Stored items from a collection
_ _ _ _

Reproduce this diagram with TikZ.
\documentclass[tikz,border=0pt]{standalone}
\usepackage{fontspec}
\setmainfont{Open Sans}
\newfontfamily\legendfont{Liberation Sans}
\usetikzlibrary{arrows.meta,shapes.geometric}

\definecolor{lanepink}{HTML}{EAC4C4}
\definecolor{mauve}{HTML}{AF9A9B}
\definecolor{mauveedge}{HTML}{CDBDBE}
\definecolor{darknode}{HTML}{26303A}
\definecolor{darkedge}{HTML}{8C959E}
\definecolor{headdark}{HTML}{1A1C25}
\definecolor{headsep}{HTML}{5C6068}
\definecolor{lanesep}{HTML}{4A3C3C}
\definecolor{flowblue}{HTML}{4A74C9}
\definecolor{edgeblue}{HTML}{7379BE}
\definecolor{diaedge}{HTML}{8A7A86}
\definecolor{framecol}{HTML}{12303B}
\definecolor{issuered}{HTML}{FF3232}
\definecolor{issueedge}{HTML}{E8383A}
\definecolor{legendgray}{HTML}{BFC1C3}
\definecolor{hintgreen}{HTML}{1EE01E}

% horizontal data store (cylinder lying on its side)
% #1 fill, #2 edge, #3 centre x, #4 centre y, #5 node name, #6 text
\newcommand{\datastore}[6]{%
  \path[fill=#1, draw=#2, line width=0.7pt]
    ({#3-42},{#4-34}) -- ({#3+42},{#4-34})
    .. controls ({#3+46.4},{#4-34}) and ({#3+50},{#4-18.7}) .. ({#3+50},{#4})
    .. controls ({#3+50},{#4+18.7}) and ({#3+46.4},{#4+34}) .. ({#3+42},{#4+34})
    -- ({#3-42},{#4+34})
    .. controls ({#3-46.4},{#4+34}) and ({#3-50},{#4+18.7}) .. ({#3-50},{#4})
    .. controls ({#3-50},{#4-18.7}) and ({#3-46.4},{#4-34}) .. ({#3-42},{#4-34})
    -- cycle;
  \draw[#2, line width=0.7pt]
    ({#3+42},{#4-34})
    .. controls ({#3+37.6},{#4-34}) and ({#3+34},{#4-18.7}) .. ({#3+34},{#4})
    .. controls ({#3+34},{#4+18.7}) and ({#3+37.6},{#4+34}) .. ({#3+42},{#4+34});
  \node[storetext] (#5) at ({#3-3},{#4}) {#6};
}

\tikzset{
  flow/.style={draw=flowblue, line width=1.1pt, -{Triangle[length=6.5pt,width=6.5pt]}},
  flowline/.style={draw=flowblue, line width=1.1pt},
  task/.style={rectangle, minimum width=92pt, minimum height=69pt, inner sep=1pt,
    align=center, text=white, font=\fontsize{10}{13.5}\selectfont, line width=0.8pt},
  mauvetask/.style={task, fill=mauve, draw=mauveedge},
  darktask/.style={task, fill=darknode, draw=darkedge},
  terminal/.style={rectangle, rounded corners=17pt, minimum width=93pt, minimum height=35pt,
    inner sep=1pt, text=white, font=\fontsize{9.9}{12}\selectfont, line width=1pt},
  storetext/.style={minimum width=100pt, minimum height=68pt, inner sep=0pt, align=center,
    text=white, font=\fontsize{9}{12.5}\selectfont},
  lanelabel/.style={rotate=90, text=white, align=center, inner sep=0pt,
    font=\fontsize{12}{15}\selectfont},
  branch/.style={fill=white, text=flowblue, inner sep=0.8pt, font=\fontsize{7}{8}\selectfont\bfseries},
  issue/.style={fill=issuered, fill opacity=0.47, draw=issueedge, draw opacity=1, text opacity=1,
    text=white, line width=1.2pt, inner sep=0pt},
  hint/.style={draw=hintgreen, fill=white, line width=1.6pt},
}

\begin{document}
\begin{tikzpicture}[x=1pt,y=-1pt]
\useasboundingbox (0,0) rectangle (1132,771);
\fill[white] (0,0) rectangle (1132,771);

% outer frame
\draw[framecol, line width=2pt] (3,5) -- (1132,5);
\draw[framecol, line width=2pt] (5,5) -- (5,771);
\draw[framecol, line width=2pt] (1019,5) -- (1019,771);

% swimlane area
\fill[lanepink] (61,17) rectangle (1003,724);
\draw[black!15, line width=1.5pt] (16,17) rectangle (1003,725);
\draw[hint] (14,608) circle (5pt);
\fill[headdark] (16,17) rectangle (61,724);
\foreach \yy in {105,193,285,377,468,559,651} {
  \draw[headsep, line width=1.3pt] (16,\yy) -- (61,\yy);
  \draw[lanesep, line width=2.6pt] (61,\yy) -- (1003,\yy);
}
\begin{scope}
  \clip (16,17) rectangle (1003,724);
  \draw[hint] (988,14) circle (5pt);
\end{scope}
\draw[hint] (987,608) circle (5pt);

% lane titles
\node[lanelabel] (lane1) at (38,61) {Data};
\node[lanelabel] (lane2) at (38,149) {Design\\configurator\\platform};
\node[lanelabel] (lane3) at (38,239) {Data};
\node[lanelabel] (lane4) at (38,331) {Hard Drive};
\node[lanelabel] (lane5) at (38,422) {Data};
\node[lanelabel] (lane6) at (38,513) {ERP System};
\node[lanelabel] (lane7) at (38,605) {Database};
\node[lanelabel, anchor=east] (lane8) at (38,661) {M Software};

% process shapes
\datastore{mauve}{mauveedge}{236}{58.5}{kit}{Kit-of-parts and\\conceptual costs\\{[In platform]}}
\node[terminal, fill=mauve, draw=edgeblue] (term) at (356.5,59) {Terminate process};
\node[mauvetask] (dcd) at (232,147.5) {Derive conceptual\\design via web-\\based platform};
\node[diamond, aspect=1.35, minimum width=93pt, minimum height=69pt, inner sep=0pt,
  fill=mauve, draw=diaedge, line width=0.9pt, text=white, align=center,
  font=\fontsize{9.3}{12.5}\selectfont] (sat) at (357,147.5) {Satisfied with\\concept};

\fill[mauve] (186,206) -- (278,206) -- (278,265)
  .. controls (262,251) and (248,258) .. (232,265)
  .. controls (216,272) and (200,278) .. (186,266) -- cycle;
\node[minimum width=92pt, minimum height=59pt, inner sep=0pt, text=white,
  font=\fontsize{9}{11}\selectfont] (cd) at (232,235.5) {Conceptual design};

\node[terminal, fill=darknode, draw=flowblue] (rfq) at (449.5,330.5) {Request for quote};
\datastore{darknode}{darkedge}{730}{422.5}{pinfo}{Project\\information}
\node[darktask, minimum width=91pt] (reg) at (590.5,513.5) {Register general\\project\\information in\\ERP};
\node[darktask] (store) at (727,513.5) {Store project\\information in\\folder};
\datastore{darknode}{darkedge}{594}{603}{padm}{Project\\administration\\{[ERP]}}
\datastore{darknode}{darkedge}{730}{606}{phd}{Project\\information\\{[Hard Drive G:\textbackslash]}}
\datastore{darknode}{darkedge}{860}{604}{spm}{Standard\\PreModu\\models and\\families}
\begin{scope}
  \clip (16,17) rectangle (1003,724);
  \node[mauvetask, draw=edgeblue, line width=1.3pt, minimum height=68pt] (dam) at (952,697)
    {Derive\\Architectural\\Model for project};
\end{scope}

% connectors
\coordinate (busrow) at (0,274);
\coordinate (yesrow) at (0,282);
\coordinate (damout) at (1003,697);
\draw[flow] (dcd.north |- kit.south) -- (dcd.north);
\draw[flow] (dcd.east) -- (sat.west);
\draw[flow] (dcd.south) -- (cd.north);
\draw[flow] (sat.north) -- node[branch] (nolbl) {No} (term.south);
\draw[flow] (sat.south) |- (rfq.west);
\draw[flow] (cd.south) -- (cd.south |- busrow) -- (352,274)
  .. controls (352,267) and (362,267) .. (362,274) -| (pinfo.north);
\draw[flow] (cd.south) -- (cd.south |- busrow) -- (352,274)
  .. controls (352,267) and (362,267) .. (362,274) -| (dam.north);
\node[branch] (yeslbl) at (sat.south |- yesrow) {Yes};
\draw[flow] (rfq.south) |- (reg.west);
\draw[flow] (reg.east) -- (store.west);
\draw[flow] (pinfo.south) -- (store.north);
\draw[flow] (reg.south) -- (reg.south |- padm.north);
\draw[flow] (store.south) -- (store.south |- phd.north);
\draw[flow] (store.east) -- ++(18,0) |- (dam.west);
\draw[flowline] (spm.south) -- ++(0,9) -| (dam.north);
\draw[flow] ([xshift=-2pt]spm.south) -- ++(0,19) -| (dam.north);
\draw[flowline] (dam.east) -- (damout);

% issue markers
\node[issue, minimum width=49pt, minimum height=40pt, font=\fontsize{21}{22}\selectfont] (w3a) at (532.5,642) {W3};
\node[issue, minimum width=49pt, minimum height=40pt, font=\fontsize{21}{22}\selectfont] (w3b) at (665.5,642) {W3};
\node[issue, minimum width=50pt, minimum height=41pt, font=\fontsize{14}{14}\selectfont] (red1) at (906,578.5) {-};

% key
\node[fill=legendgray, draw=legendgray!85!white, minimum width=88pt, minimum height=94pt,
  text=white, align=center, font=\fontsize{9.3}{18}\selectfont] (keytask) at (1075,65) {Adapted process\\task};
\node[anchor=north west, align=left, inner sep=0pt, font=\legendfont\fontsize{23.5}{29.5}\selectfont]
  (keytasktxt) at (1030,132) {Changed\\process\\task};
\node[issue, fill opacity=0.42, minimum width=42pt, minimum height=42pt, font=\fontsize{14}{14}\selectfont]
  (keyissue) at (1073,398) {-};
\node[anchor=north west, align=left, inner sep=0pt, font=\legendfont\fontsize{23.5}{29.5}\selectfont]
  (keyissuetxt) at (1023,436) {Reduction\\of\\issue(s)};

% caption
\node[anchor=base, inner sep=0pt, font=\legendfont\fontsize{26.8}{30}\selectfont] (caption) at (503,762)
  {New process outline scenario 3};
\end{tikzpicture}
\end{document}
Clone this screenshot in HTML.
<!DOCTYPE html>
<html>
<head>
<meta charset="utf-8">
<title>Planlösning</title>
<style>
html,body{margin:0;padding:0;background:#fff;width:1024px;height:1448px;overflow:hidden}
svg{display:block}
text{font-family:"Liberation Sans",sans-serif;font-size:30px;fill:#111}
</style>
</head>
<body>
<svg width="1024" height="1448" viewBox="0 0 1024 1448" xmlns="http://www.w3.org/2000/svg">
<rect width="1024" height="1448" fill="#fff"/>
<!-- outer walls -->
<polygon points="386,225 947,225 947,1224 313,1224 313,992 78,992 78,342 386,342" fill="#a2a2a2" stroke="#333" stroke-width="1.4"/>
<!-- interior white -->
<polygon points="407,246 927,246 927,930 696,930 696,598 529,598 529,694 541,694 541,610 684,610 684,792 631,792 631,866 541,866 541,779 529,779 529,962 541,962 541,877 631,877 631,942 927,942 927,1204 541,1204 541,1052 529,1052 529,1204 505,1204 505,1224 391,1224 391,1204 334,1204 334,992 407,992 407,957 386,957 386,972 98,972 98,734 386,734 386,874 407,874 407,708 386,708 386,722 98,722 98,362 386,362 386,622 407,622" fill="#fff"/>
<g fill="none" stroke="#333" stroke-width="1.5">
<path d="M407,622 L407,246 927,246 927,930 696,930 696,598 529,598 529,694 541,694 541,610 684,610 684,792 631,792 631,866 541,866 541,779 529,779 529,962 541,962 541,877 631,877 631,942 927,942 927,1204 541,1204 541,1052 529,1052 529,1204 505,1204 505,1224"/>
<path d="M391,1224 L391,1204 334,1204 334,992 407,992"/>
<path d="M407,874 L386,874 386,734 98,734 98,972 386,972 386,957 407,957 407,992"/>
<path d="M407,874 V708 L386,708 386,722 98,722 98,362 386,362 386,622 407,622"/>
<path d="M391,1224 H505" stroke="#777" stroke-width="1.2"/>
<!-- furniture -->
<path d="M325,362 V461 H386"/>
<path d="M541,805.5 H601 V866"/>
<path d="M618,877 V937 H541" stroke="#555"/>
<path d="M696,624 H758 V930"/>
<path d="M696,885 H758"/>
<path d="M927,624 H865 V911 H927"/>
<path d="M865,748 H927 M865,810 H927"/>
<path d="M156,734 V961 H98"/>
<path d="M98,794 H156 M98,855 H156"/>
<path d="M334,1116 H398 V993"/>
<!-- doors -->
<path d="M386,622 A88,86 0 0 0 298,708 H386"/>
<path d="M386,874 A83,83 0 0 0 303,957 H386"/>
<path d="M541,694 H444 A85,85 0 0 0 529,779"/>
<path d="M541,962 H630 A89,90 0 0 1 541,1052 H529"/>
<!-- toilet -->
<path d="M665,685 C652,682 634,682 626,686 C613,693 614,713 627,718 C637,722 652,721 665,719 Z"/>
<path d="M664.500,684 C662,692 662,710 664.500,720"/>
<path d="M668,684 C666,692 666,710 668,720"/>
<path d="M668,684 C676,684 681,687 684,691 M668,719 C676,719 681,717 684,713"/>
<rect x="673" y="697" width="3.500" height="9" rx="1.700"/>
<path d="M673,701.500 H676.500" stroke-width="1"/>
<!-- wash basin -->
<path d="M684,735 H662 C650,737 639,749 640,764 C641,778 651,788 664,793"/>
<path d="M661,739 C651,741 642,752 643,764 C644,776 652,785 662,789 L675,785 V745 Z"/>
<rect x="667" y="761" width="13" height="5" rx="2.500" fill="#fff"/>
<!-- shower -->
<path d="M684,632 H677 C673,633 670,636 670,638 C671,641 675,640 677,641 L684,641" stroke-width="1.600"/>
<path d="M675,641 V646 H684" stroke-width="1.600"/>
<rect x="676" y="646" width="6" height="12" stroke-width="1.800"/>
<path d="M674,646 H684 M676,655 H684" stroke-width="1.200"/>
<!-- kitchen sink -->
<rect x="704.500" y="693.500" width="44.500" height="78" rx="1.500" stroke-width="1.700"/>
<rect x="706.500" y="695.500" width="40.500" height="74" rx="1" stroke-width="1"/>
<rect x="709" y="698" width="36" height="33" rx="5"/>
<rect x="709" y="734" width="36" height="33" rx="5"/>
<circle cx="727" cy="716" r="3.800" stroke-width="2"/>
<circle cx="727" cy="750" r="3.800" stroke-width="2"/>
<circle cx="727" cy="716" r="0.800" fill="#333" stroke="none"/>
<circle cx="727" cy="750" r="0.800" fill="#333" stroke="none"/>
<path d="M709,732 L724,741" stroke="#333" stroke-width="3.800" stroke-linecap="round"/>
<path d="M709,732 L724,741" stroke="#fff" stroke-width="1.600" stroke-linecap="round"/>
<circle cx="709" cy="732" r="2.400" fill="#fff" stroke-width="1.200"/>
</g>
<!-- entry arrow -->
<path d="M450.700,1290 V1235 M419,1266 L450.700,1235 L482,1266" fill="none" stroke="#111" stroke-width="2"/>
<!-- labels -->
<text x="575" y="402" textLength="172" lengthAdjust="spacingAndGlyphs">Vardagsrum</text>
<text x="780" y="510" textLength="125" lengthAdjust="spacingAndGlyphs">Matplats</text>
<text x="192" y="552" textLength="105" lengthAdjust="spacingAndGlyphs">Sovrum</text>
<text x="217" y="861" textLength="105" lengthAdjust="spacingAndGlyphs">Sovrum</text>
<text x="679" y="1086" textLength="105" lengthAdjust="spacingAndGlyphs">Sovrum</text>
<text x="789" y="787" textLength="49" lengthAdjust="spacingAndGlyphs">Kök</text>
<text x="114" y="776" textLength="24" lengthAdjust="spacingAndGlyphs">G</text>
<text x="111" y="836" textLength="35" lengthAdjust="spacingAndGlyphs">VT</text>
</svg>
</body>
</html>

_ _ _ _

• _EXERCISE DIRECTIONS_
Scan the material for lines with the word "this", and copy each line you find.

• _OUTPUT_
Reproduce this diagram with TikZ.
Clone this screenshot in HTML.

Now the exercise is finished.